▸ Data for this exercise
---+---

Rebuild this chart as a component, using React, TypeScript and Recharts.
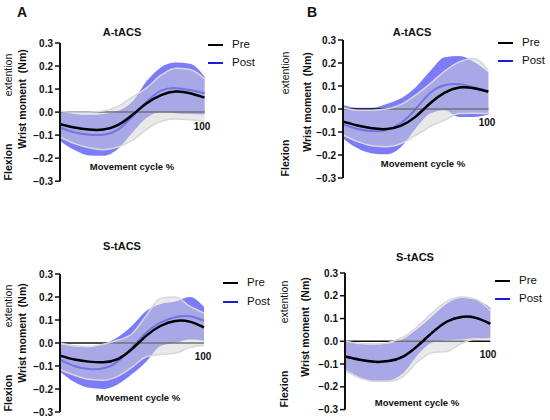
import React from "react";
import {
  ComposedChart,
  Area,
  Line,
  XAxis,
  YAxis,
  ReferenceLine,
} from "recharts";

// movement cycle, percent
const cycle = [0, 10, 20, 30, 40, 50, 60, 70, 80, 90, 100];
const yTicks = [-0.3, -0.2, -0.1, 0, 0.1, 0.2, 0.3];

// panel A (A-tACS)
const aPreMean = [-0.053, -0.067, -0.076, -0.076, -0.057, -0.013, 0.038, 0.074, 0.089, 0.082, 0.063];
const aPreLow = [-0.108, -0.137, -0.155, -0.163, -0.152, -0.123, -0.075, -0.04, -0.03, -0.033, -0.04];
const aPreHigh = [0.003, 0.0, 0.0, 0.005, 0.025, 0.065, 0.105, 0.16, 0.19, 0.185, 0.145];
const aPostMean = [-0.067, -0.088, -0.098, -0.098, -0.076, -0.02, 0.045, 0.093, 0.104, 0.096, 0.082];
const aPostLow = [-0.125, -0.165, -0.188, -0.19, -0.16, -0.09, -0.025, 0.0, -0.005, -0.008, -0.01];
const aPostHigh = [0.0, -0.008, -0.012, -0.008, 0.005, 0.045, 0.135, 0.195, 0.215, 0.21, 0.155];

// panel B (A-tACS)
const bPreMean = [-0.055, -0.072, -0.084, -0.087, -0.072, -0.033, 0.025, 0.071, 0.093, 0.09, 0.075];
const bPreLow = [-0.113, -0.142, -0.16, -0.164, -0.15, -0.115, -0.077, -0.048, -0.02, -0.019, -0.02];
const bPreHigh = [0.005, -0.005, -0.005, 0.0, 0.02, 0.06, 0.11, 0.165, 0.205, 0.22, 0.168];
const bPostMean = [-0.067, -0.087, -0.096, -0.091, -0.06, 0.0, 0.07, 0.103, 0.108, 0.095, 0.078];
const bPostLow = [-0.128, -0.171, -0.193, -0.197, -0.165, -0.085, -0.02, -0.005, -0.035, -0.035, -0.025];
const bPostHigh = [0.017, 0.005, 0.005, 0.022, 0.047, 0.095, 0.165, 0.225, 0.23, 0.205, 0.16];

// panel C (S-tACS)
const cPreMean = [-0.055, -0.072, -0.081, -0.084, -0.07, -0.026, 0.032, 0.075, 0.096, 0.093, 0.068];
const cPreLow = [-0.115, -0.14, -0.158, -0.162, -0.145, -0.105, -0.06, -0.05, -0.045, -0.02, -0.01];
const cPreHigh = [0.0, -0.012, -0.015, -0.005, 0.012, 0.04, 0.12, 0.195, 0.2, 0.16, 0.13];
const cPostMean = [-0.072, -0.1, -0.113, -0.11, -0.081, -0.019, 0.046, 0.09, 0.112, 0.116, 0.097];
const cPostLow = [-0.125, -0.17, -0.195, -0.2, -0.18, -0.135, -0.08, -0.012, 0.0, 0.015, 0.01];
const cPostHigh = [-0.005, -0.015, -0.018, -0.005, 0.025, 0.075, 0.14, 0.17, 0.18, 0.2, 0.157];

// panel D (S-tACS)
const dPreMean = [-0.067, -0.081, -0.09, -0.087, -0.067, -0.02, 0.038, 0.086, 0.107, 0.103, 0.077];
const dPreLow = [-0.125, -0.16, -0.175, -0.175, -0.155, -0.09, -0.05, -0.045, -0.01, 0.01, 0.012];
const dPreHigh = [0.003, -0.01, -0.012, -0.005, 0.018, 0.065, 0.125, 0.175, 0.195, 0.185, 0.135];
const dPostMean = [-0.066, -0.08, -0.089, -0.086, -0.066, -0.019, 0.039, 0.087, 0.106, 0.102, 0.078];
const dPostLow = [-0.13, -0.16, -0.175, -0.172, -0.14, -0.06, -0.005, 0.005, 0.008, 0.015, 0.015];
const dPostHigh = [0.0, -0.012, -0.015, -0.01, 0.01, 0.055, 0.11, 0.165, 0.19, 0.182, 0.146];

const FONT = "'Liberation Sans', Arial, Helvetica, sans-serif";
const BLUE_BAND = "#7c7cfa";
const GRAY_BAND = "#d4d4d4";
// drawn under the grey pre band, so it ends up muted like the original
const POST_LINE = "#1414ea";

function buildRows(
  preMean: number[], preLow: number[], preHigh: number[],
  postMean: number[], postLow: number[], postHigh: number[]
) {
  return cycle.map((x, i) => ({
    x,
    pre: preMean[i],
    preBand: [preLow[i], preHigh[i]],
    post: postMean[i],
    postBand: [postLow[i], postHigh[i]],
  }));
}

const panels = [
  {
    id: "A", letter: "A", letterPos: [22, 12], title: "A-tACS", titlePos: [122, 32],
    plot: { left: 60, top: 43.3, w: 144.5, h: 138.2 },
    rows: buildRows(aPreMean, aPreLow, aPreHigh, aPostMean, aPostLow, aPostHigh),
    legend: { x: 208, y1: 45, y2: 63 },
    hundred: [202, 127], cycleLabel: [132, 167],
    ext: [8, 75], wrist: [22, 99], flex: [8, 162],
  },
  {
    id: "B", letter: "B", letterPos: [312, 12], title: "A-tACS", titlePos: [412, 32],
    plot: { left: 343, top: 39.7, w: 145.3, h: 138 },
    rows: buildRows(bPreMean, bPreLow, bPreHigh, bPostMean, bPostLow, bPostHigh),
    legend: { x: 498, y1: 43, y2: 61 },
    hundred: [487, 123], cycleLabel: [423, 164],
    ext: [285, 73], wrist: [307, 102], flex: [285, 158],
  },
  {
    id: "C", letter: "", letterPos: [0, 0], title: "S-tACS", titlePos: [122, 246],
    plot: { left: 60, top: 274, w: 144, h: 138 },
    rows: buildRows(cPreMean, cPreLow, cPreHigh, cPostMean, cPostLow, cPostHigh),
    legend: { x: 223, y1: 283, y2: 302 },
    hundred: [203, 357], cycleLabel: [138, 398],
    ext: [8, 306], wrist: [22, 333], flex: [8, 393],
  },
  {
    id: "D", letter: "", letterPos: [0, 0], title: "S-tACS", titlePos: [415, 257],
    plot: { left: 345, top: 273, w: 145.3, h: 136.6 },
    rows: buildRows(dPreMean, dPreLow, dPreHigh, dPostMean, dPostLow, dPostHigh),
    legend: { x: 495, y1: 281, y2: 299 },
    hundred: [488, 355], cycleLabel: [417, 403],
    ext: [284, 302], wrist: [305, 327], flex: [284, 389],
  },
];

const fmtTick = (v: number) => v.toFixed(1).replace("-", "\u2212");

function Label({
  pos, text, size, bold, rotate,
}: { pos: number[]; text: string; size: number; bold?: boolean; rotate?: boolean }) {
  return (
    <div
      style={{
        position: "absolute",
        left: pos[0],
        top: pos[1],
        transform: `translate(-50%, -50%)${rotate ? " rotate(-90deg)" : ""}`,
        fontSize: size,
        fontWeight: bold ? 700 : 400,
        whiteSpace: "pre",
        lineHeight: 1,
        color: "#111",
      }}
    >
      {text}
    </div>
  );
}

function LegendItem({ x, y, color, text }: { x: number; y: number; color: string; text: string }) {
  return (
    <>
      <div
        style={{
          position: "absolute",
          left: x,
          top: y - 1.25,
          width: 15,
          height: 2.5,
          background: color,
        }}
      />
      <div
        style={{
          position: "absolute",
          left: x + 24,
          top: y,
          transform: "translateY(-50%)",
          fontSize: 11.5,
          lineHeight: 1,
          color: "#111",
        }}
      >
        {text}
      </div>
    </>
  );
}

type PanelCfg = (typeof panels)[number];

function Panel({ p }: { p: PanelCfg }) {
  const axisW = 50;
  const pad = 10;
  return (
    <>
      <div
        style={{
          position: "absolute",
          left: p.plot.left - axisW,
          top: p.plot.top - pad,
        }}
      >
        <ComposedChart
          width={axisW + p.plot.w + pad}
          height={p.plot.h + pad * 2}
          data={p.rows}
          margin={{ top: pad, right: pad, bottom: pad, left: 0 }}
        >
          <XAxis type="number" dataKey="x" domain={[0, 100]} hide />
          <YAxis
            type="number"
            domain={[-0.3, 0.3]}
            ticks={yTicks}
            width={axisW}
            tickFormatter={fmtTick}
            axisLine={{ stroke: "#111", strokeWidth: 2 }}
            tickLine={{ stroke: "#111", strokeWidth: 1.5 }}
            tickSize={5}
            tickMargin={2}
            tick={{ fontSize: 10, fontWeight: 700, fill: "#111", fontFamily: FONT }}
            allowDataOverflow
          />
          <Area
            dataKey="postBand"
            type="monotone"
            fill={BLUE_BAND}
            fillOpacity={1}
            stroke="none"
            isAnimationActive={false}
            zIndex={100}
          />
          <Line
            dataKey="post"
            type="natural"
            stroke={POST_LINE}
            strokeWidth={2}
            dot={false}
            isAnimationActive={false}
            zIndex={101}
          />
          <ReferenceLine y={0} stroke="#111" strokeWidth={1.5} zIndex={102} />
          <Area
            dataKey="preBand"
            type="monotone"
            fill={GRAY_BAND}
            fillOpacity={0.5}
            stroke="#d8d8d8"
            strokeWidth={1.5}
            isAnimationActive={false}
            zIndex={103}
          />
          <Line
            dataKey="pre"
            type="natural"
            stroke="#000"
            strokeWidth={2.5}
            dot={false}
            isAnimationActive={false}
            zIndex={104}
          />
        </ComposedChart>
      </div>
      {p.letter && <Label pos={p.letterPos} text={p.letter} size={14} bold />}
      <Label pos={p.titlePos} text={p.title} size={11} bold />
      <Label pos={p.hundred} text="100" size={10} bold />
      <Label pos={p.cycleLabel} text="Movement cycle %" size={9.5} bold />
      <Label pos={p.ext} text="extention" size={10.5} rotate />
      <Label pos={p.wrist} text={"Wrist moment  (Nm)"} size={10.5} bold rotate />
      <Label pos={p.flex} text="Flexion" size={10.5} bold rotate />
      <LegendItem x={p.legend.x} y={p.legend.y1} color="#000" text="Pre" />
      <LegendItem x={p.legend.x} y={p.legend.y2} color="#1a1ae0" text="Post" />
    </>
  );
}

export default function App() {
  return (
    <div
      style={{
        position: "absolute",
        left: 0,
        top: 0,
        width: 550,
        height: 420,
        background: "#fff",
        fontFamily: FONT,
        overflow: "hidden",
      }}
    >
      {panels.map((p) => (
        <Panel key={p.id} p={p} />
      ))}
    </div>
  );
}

---+---

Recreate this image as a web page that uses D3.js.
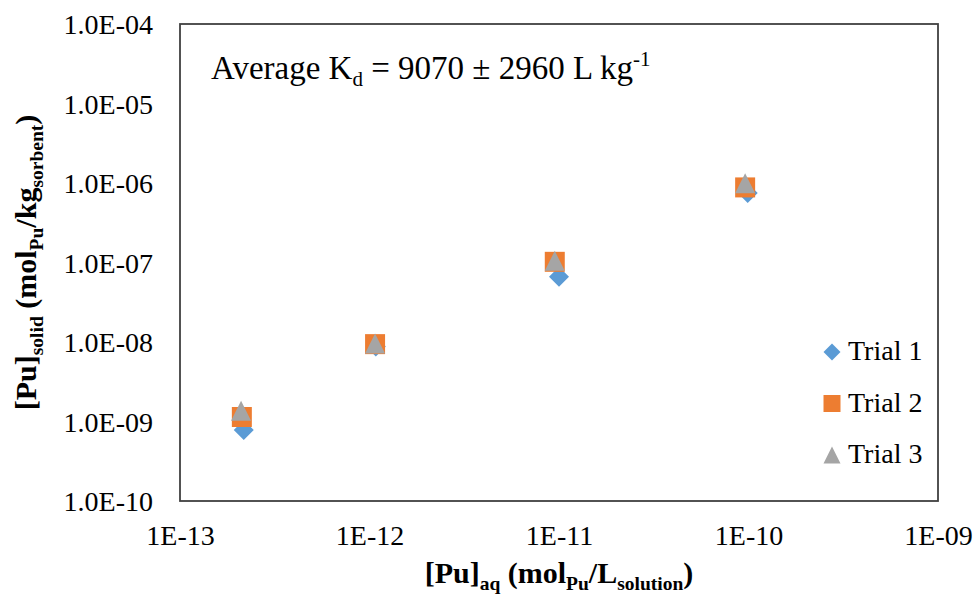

---+---

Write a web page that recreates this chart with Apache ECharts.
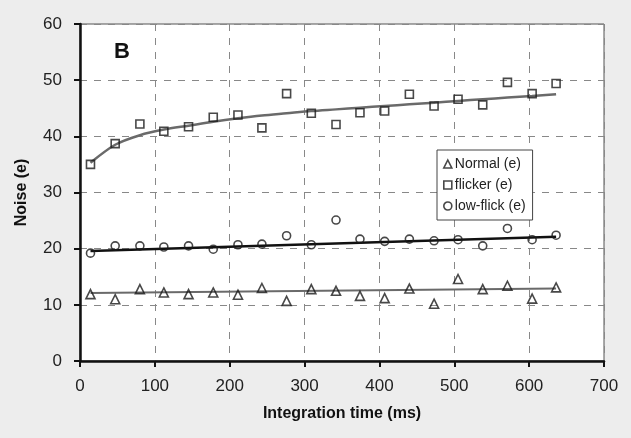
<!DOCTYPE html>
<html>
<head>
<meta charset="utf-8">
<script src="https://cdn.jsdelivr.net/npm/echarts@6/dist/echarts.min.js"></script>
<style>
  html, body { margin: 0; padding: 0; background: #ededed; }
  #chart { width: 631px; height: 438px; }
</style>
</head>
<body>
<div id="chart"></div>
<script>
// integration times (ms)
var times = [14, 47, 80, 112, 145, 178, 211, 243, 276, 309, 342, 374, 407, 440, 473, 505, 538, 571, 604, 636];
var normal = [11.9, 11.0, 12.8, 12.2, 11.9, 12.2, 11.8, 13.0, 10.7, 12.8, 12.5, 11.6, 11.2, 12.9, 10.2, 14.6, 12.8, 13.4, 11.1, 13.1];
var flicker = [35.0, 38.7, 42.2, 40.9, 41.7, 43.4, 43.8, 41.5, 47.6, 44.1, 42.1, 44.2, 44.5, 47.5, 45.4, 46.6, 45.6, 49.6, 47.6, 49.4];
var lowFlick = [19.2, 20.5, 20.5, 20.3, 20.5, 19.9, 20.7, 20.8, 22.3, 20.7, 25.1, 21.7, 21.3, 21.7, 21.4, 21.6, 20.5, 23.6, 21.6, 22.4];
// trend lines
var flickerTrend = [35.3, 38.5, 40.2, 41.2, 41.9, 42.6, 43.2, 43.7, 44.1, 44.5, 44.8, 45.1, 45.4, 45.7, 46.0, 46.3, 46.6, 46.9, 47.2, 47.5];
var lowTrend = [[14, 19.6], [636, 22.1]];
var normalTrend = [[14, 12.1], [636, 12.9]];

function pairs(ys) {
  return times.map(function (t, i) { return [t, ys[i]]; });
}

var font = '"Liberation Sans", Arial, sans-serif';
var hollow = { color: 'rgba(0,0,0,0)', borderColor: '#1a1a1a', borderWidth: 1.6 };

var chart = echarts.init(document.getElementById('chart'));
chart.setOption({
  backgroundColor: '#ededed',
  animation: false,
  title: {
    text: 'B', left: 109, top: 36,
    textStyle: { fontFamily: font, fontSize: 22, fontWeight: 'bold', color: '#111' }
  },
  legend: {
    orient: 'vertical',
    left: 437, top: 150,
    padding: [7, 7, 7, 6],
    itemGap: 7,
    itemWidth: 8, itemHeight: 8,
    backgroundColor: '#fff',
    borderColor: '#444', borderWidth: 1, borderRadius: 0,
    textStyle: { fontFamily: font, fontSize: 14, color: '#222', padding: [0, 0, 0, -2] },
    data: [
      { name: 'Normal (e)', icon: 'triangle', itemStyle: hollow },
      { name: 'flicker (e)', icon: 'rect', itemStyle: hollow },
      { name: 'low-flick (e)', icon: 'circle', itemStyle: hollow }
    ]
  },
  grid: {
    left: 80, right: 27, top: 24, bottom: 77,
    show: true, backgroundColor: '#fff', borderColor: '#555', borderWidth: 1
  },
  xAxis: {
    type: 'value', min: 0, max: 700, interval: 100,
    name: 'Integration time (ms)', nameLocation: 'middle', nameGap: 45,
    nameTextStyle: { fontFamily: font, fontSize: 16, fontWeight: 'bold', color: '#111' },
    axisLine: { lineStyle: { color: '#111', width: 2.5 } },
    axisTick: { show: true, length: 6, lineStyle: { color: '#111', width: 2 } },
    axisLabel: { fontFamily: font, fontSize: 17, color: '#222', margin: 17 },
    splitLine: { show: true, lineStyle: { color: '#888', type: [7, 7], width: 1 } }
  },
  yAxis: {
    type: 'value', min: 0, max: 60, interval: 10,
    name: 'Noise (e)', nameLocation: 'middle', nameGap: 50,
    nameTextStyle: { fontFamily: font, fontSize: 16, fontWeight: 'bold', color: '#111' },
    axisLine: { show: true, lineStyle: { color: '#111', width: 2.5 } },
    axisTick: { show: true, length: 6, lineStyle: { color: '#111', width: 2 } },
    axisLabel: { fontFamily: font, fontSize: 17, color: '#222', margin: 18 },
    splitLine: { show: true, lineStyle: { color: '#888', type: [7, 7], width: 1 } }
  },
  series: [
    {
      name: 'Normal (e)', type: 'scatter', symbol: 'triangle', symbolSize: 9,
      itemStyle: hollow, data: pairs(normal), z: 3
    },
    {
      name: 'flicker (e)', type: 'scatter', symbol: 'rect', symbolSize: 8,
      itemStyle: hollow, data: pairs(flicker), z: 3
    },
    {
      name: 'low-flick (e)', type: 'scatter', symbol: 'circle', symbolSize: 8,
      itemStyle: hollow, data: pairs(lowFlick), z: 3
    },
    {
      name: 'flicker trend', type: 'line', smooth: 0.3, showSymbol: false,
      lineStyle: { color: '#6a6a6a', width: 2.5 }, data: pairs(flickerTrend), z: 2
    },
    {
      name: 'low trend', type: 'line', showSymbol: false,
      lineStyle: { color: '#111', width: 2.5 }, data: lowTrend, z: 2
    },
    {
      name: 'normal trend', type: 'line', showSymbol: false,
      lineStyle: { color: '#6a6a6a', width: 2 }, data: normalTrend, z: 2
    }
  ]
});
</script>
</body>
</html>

---+---

In the data above, count the lines where the word "React" appears; reply with the number only.

2